Former chief of Grampian Fire and Rescue Service David Dalziel was guest speaker at the first meeting of Ellon Probus Club in 2014.
His talk was based on his life and times in the Scottish Fire Service, starting as a fireman in Glasgow to ultimately becoming the man in charge at Grampian.
Firefighting has its roots in the days when town and village buildings were primarily made of wood and were highly susceptible to catching fire.
Each town had its ‘fire watch’, whose job was to rouse the citizens ‘to man their buckets’ to prevent any major blaze taking hold. The term ‘watch’ is still used to identify specific firefighting teams on duty at a fire station.
In Aberdeen, records show there was an organised local Fire Brigade in the 18th century. However it was only with the introduction of the Fire Services Act in 1947 that national standards were established and were operated through Regional Control Centres.

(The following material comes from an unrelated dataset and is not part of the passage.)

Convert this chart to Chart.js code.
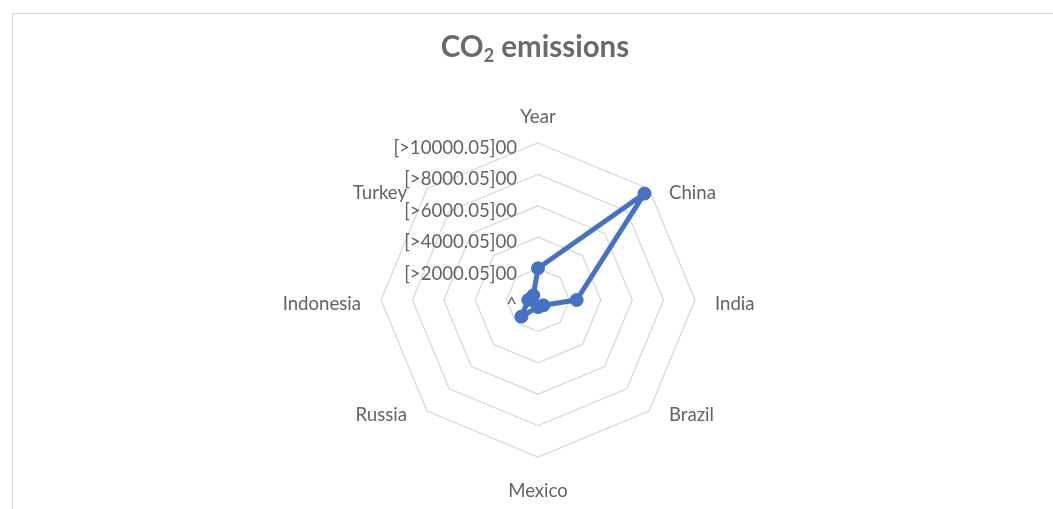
<!DOCTYPE html>
<html><head><meta charset="utf-8">
<script src="https://cdn.jsdelivr.net/npm/chart.js@4"></script>
<style>html,body{margin:0;padding:0;background:#fff}#wrap{width:1053px;height:509px;position:relative}</style>
</head><body><div id="wrap"><canvas id="c"></canvas></div>
<script>
const categories = ['Year', 'China', 'India', 'Brazil', 'Mexico', 'Russia', 'Indonesia', 'Turkey'];
const co2Values = [2019, 9590, 2460, 480, 450, 1490, 620, 420];
const tickValues = [0, 2000, 4000, 6000, 8000, 10000];
const tickLabels = ['^', '[>2000.05]00', '[>4000.05]00', '[>6000.05]00', '[>8000.05]00', '[>10000.05]00'];
const titleMain = 'CO';
const titleSub = '2';
const titleRest = ' emissions';

const textColor = '#636363';
const titleColor = '#6a6a6a';
const lineColor = '#4472C4';

const decor = {
  id: 'decor',
  beforeDraw(chart) {
    const ctx = chart.ctx;
    ctx.save();
    ctx.fillStyle = '#fff';
    ctx.fillRect(0, 0, chart.width, chart.height);
    ctx.strokeStyle = '#d9d9d9';
    ctx.lineWidth = 1;
    ctx.beginPath();
    ctx.moveTo(12.5, chart.height);
    ctx.lineTo(12.5, 13.5);
    ctx.lineTo(chart.width, 13.5);
    ctx.stroke();
    ctx.restore();
  },
  afterDraw(chart) {
    const ctx = chart.ctx;
    const s = chart.scales.r;
    ctx.save();
    ctx.fillStyle = textColor;
    ctx.font = '18.6px Lato';
    ctx.textBaseline = 'middle';
    ctx.textAlign = 'right';
    tickValues.forEach((v, i) => {
      const d = s.getDistanceFromCenterForValue(v);
      ctx.fillText(tickLabels[i], s.xCenter - 21, s.yCenter - d + 5);
    });
    categories.forEach((c, i) => {
      const p = s.getPointPosition(i, s.drawingArea);
      const dx = p.x - s.xCenter, dy = p.y - s.yCenter;
      let x = p.x, y = p.y + 4;
      if (dx > 1) { ctx.textAlign = 'left'; x += 20; }
      else if (dx < -1) { ctx.textAlign = 'right'; x -= 20; }
      else { ctx.textAlign = 'center'; y = dy < 0 ? p.y - 26 : p.y + 34; }
      ctx.fillText(c, x, y);
    });
    // title
    ctx.fillStyle = titleColor;
    ctx.font = 'bold 29.5px Lato';
    ctx.textAlign = 'left';
    ctx.textBaseline = 'alphabetic';
    const wMain = ctx.measureText(titleMain).width;
    const wRest = ctx.measureText(titleRest).width;
    ctx.font = 'bold 18px Lato';
    const wSub = ctx.measureText(titleSub).width;
    const total = wMain + wSub + wRest;
    let tx = s.xCenter - total / 2 - 3;
    const by = 57;
    ctx.font = 'bold 29.5px Lato';
    ctx.fillText(titleMain, tx, by);
    tx += wMain;
    ctx.font = 'bold 18px Lato';
    ctx.fillText(titleSub, tx, by + 5);
    tx += wSub;
    ctx.font = 'bold 29.5px Lato';
    ctx.fillText(titleRest, tx, by);
    ctx.restore();
  }
};

new Chart(document.getElementById('c'), {
  type: 'radar',
  data: {
    labels: categories,
    datasets: [{
      label: 'CO2 emissions',
      data: co2Values,
      borderColor: lineColor,
      backgroundColor: lineColor,
      borderWidth: 5,
      borderJoinStyle: 'round',
      borderCapStyle: 'round',
      pointRadius: 6.5,
      pointBorderWidth: 1,
      pointBackgroundColor: lineColor,
      pointBorderColor: lineColor,
      fill: false,
      tension: 0
    }]
  },
  options: {
    responsive: true,
    maintainAspectRatio: false,
    animation: false,
    layout: { padding: { top: 143, bottom: 52, left: 23, right: 0 } },
    plugins: { legend: { display: false }, title: { display: false }, tooltip: { enabled: false } },
    scales: {
      r: {
        min: 0, max: 10000,
        ticks: { stepSize: 2000, display: false },
        grid: { color: '#d9d9d9', lineWidth: 1.3, circular: false },
        angleLines: { display: false },
        pointLabels: { display: false }
      }
    }
  },
  plugins: [decor]
});
</script>
</body></html>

The meeting heard that prior to this, firefighting was a job done by a motley collection of men, pumps, hoses, couplings and procedures that might or might not be compatible with those of the next town or village. At that time the Fire Service’s principal aim was to safeguard property.
In 2005 the Service was updated to become the Fire and Rescue Service and its role expanded to include the protection and preservation of human life.
In 2013 there was a further re-organisation and the Regional Control Centres were amalgamated to form a single Scottish Fire and Rescue Service based in Perth. The vote of thanks was given by Charles Fox.